■ Instructions for the task: Take every line from the material that has the word "this" in it.

■ Supplied data:
******************************
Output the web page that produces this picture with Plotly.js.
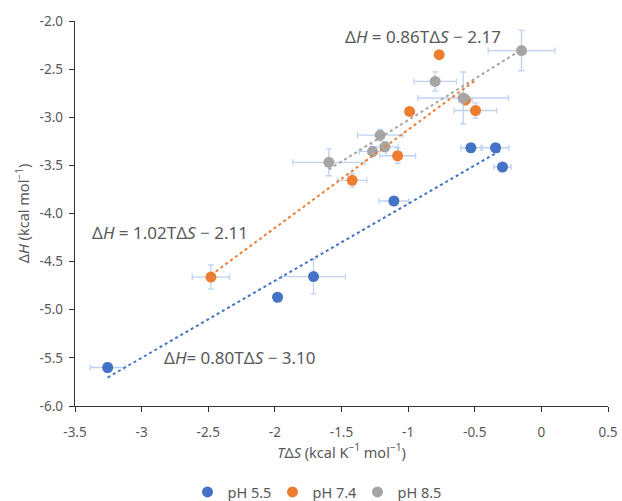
<!DOCTYPE html>
<html>
<head>
<meta charset="utf-8">
<script src="https://cdn.plot.ly/plotly-3.0.1.min.js"></script>
<style>html,body{margin:0;padding:0;background:#fff}#chart{width:622px;height:501px}</style>
</head>
<body>
<div id="chart"></div>
<script>
// pH 5.5
const x55 = [-3.255, -1.98, -1.71, -1.107, -0.529, -0.344, -0.292];
const y55 = [-5.60, -4.87, -4.655, -3.87, -3.317, -3.317, -3.517];
const ex55 = [0.13, 0.02, 0.24, 0.11, 0.075, 0.10, 0.065];
const ey55 = [0.05, 0.02, 0.18, 0.03, 0.03, 0.03, 0.03];
// pH 7.4
const x74 = [-2.48, -1.42, -1.079, -0.989, -0.767, -0.57, -0.494];
const y74 = [-4.66, -3.655, -3.40, -2.94, -2.35, -2.82, -2.93];
const ex74 = [0.14, 0.11, 0.135, 0.02, 0.02, 0.05, 0.16];
const ey74 = [0.125, 0.07, 0.08, 0.02, 0.02, 0.05, 0.08];
// pH 8.5
const x85 = [-1.595, -1.267, -1.21, -1.174, -0.797, -0.587, -0.149];
const y85 = [-3.468, -3.355, -3.186, -3.307, -2.628, -2.80, -2.307];
const ex85 = [0.27, 0.10, 0.17, 0.10, 0.16, 0.34, 0.25];
const ey85 = [0.14, 0.05, 0.06, 0.05, 0.10, 0.27, 0.21];

// trendline coefficients (slope, intercept) as labelled
const fit55 = [0.80, -3.10];
const fit74 = [1.02, -2.11];
const fit85 = [0.86, -2.17];

const xTicks = [-3.5, -3, -2.5, -2, -1.5, -1, -0.5, 0, 0.5];
const xTickText = ["-3.5", "-3", "-2.5", "-2", "-1.5", "-1", "-0.5", "0", "0.5"];
const yTicks = [-6, -5.5, -5, -4.5, -4, -3.5, -3, -2.5, -2];
const yTickText = ["-6.0", "-5.5", "-5.0", "-4.5", "-4.0", "-3.5", "-3.0", "-2.5", "-2.0"];

const names = ["pH 5.5", "pH 7.4", "pH 8.5"];
const colors = ["#4472C4", "#ED7D31", "#A5A5A5"];
const errColor = "rgba(170,195,235,0.75)";

function trend(xs, fit, color) {
  const xa = Math.min(...xs), xb = Math.max(...xs);
  return {
    x: [xa, xb], y: [fit[0] * xa + fit[1], fit[0] * xb + fit[1]],
    mode: "lines", type: "scatter", showlegend: false, hoverinfo: "skip",
    line: {color: color, width: 2, dash: "dot"}
  };
}
function series(xs, ys, exs, eys, name, color) {
  return {
    x: xs, y: ys, name: name, type: "scatter", mode: "markers",
    marker: {color: color, size: 11},
    error_x: {type: "data", array: exs, visible: true, color: errColor, thickness: 1.3, width: 3},
    error_y: {type: "data", array: eys, visible: true, color: errColor, thickness: 1.3, width: 3}
  };
}

const data = [
  series(x55, y55, ex55, ey55, names[0], colors[0]),
  series(x74, y74, ex74, ey74, names[1], colors[1]),
  series(x85, y85, ex85, ey85, names[2], colors[2]),
  trend(x55, fit55, colors[0]),
  trend(x74, fit74, colors[1]),
  trend(x85, fit85, colors[2])
];

const fam = "Noto Sans, Open Sans, sans-serif";
const grey = "#595959";
const annFont = {family: fam, size: 17, color: grey};

const layout = {
  width: 622, height: 501,
  margin: {l: 75, r: 14, t: 19, b: 95},
  paper_bgcolor: "#fff", plot_bgcolor: "#fff",
  font: {family: fam, size: 13, color: grey},
  showlegend: true,
  legend: {orientation: "h", xref: "container", yref: "container", x: 0.5064, xanchor: "center",
           y: 0.018, yanchor: "middle",
           font: {family: fam, size: 14.5, color: grey}, itemwidth: 30, entrywidth: 40,
           entrywidthmode: "pixels", tracegroupgap: 0},
  xaxis: {
    range: [-3.5, 0.5], tickvals: xTicks, ticktext: xTickText, automargin: false,
    showgrid: false, zeroline: false, showline: true, linecolor: "#333", linewidth: 1.3,
    ticks: "outside", ticklen: 5, tickcolor: "#333", tickfont: {family: fam, size: 13.5, color: grey},
    ticklabelstandoff: 8,
    title: {text: "<i>T</i>Δ<i>S</i> (kcal K<sup>−1</sup> mol<sup>−1</sup>)", font: {family: fam, size: 14.5, color: grey}, standoff: 6}
  },
  yaxis: {
    range: [-6, -2], tickvals: yTicks, ticktext: yTickText, automargin: true,
    showgrid: false, zeroline: false, showline: true, linecolor: "#333", linewidth: 1.3,
    ticks: "outside", ticklen: 5, tickcolor: "#333", tickfont: {family: fam, size: 13.5, color: grey},
    ticklabelstandoff: 3,
    title: {text: "Δ<i>H</i> (kcal mol<sup>−1</sup>)", font: {family: fam, size: 14.5, color: grey}, standoff: 6}
  },
  annotations: [
    {xref: "paper", yref: "paper", x: (423 - 75) / 533, y: 1 - (35 - 19) / 387, xanchor: "center", yanchor: "middle",
     text: "Δ<i>H</i> = 0.86TΔ<i>S</i> − 2.17", showarrow: false, font: annFont},
    {xref: "paper", yref: "paper", x: (170 - 75) / 533, y: 1 - (232 - 19) / 387, xanchor: "center", yanchor: "middle",
     text: "Δ<i>H</i> = 1.02TΔ<i>S</i> − 2.11", showarrow: false, font: annFont},
    {xref: "paper", yref: "paper", x: (240 - 75) / 533, y: 1 - (357 - 19) / 387, xanchor: "center", yanchor: "middle",
     text: "Δ<i>H</i>= 0.80TΔ<i>S</i> − 3.10", showarrow: false, font: annFont}
  ]
};

Plotly.newPlot("chart", data, layout, {displayModeBar: false, staticPlot: true});
</script>
</body>
</html>
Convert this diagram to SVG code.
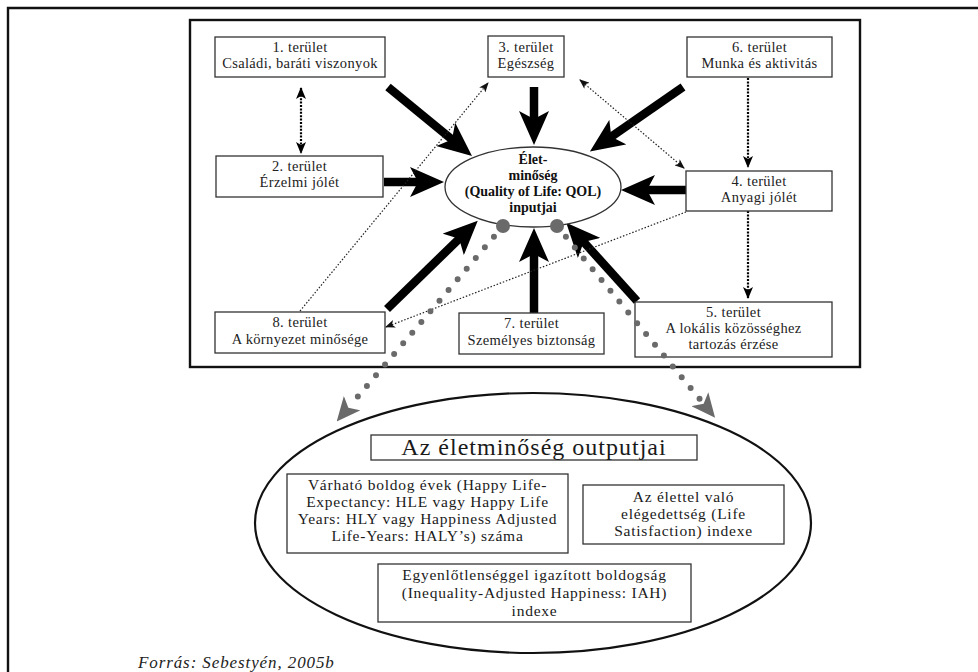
<svg xmlns="http://www.w3.org/2000/svg" width="978" height="672" viewBox="0 0 978 672">
<defs>
<style>
.frame{fill:none;stroke:#111;stroke-width:2.4}
.box{fill:#fff;stroke:#333;stroke-width:1.3}
.t{font-family:"Liberation Serif",serif;font-size:14.5px;fill:#222;text-anchor:middle;letter-spacing:0.35px}
.tb{font-family:"Liberation Serif",serif;font-size:14px;font-weight:bold;fill:#111;text-anchor:middle}
.o{font-family:"Liberation Serif",serif;font-size:15.5px;fill:#1a1a1a;text-anchor:middle;letter-spacing:0.75px}
.thick{stroke:#000;stroke-width:8.5;fill:none;marker-end:url(#mThick)}
.vdot{stroke:#000;stroke-width:2.2;stroke-dasharray:2 1.4;fill:none}
.tdot{stroke:#222;stroke-width:1.2;stroke-dasharray:1.5 1.8;fill:none}
.gdot{stroke:#6a6a6a;stroke-width:6;stroke-dasharray:0 14;stroke-linecap:round;fill:none;marker-end:url(#mGray)}
</style>
<marker id="mThick" viewBox="0 0 34 30" refX="12" refY="15" markerWidth="34" markerHeight="30" markerUnits="userSpaceOnUse" orient="auto"><path d="M0,0 L34,15 L0,30 L8,15 Z" fill="#000"/></marker>
<marker id="mV" viewBox="0 0 12 10" refX="11" refY="5" markerWidth="12" markerHeight="10" markerUnits="userSpaceOnUse" orient="auto-start-reverse"><path d="M0,0 L12,5 L0,10 L3,5 Z" fill="#000"/></marker>
<marker id="mT" viewBox="0 0 10 8" refX="9" refY="4" markerWidth="10" markerHeight="8" markerUnits="userSpaceOnUse" orient="auto-start-reverse"><path d="M0,0 L10,4 L0,8 L2.5,4 Z" fill="#111"/></marker>
<marker id="mGray" viewBox="0 0 24 22" refX="5" refY="11" markerWidth="24" markerHeight="22" markerUnits="userSpaceOnUse" orient="auto"><path d="M0,0 L24,11 L0,22 L6,11 Z" fill="#6a6a6a"/></marker>
</defs>
<rect width="978" height="672" fill="#fff"/>
<path class="frame" d="M8,672 V8 H978"/>
<rect class="frame" x="190" y="20" width="670" height="347" stroke-width="2.2"/>

<g id="connectors-under">
<line class="thick" x1="388" y1="87" x2="455" y2="142"/>
<line class="thick" x1="534" y1="87" x2="534" y2="123"/>
<line class="thick" x1="683" y1="87" x2="608" y2="139"/>
<line class="thick" x1="384" y1="182" x2="422" y2="182"/>
<line class="thick" x1="686" y1="190" x2="643" y2="190"/>
<line class="thick" x1="387" y1="309" x2="462" y2="236"/>
<line class="thick" x1="534" y1="313" x2="534" y2="250"/>
<line class="thick" x1="637" y1="301" x2="581" y2="239"/>
<line class="vdot" x1="301" y1="88" x2="301" y2="153" marker-start="url(#mV)" marker-end="url(#mV)"/>
<line class="vdot" x1="748" y1="78" x2="748" y2="167" marker-end="url(#mV)"/>
<line class="vdot" x1="748" y1="211" x2="748" y2="298" marker-end="url(#mV)"/>
<line class="tdot" x1="300" y1="311" x2="488" y2="83" marker-end="url(#mT)"/>
<line class="tdot" x1="580" y1="80" x2="684" y2="168" marker-start="url(#mT)" marker-end="url(#mT)"/>
<line class="tdot" x1="686" y1="212" x2="386" y2="327" marker-end="url(#mT)"/>
</g>

<g id="n1"><rect class="box" x="215" y="37" width="170" height="40"/><text class="t" x="300" y="52">1. terület</text><text class="t" x="300" y="68">Családi, baráti viszonyok</text></g>
<g id="n3"><rect class="box" x="488" y="36" width="76" height="41"/><text class="t" x="526" y="52">3. terület</text><text class="t" x="526" y="68">Egészség</text></g>
<g id="n6"><rect class="box" x="687" y="37" width="145" height="40"/><text class="t" x="759.5" y="52">6. terület</text><text class="t" x="759.5" y="68">Munka és aktivitás</text></g>
<g id="n2"><rect class="box" x="216" y="156" width="167" height="41"/><text class="t" x="299.5" y="171">2. terület</text><text class="t" x="299.5" y="187">Érzelmi jólét</text></g>
<g id="qol"><ellipse cx="533" cy="187" rx="88" ry="40" fill="#fff" stroke="#333" stroke-width="1.3"/>
<text class="tb" x="533" y="164">Élet-</text><text class="tb" x="533" y="180">minőség</text><text class="tb" x="533" y="196">(Quality of Life: QOL)</text><text class="tb" x="533" y="212">inputjai</text></g>
<g id="n4"><rect class="box" x="686" y="171" width="146" height="40"/><text class="t" x="759" y="186">4. terület</text><text class="t" x="759" y="202">Anyagi jólét</text></g>
<g id="n8"><rect class="box" x="215" y="312" width="170" height="41"/><text class="t" x="300" y="327">8. terület</text><text class="t" x="300" y="344">A környezet minősége</text></g>
<g id="n7"><rect class="box" x="459" y="313" width="145" height="41"/><text class="t" x="531.5" y="328">7. terület</text><text class="t" x="531.5" y="345">Személyes biztonság</text></g>
<g id="n5"><rect class="box" x="635" y="302" width="197" height="55"/><text class="t" x="733.5" y="317">5. terület</text><text class="t" x="733.5" y="333">A lokális közösséghez</text><text class="t" x="733.5" y="349">tartozás érzése</text></g>

<g id="outputs">
<ellipse cx="533" cy="523" rx="278" ry="130" fill="none" stroke="#111" stroke-width="2.2"/>
<g id="out-title"><rect class="box" x="371" y="435" width="326" height="25"/><text x="534" y="455" font-family="'Liberation Serif',serif" font-size="24" fill="#1a1a1a" text-anchor="middle" letter-spacing="1">Az életminőség outputjai</text></g>
<g id="out-hle"><rect class="box" x="287" y="474" width="281" height="79"/>
<text class="o" x="427.5" y="490">Várható boldog évek (Happy Life-</text>
<text class="o" x="427.5" y="507">Expectancy: HLE vagy Happy Life</text>
<text class="o" x="427.5" y="524">Years: HLY vagy Happiness Adjusted</text>
<text class="o" x="427.5" y="541">Life-Years: HALY’s) száma</text></g>
<g id="out-ls"><rect class="box" x="583" y="485" width="201" height="59"/>
<text class="o" x="683.5" y="502">Az élettel való</text>
<text class="o" x="683.5" y="519">elégedettség (Life</text>
<text class="o" x="683.5" y="536">Satisfaction) indexe</text></g>
<g id="out-iah"><rect class="box" x="378" y="564" width="313" height="58"/>
<text class="o" x="534.5" y="580">Egyenlőtlenséggel igazított boldogság</text>
<text class="o" x="534.5" y="598">(Inequality-Adjusted Happiness: IAH)</text>
<text class="o" x="534.5" y="616">indexe</text></g>
</g>

<g id="connectors-output">
<circle cx="503" cy="226" r="7" fill="#6a6a6a"/>
<circle cx="557" cy="226" r="7" fill="#6a6a6a"/>
<line class="gdot" x1="503" y1="226" x2="349" y2="407"/>
<line class="gdot" x1="557" y1="226" x2="703" y2="403"/>
</g>

<text x="138" y="668" font-family="'Liberation Serif',serif" font-size="17" font-style="italic" fill="#222" letter-spacing="0.9">Forrás: Sebestyén, 2005b</text>
</svg>
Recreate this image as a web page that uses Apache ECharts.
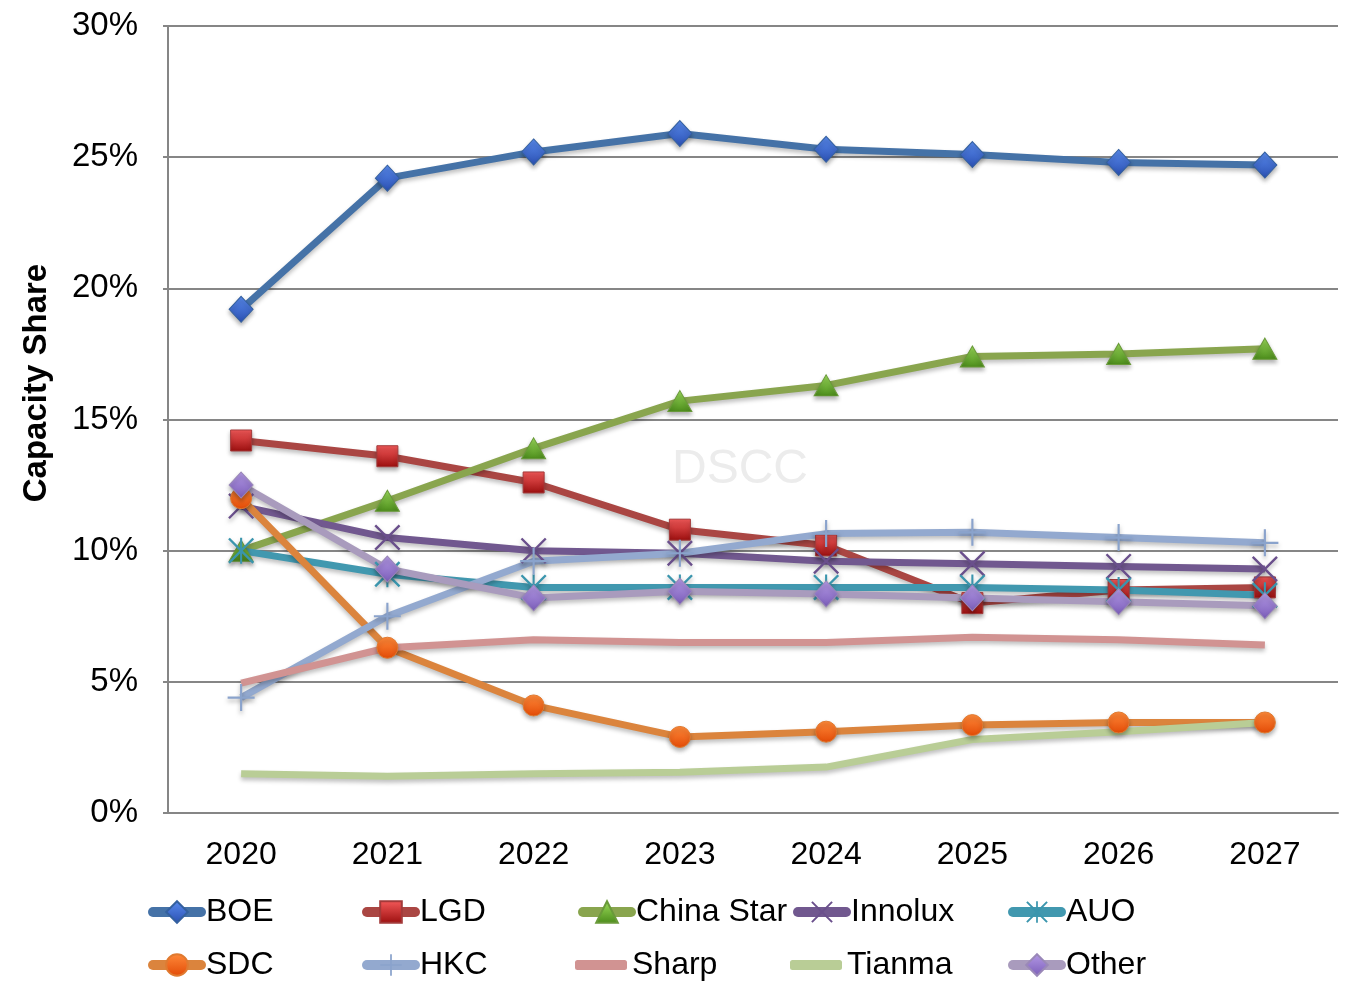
******************************
■ Exercise response:
Output the web page that produces this picture with Plotly.js.
Convert this diagram to SVG code.
Recreate this image as a web page that uses Apache ECharts.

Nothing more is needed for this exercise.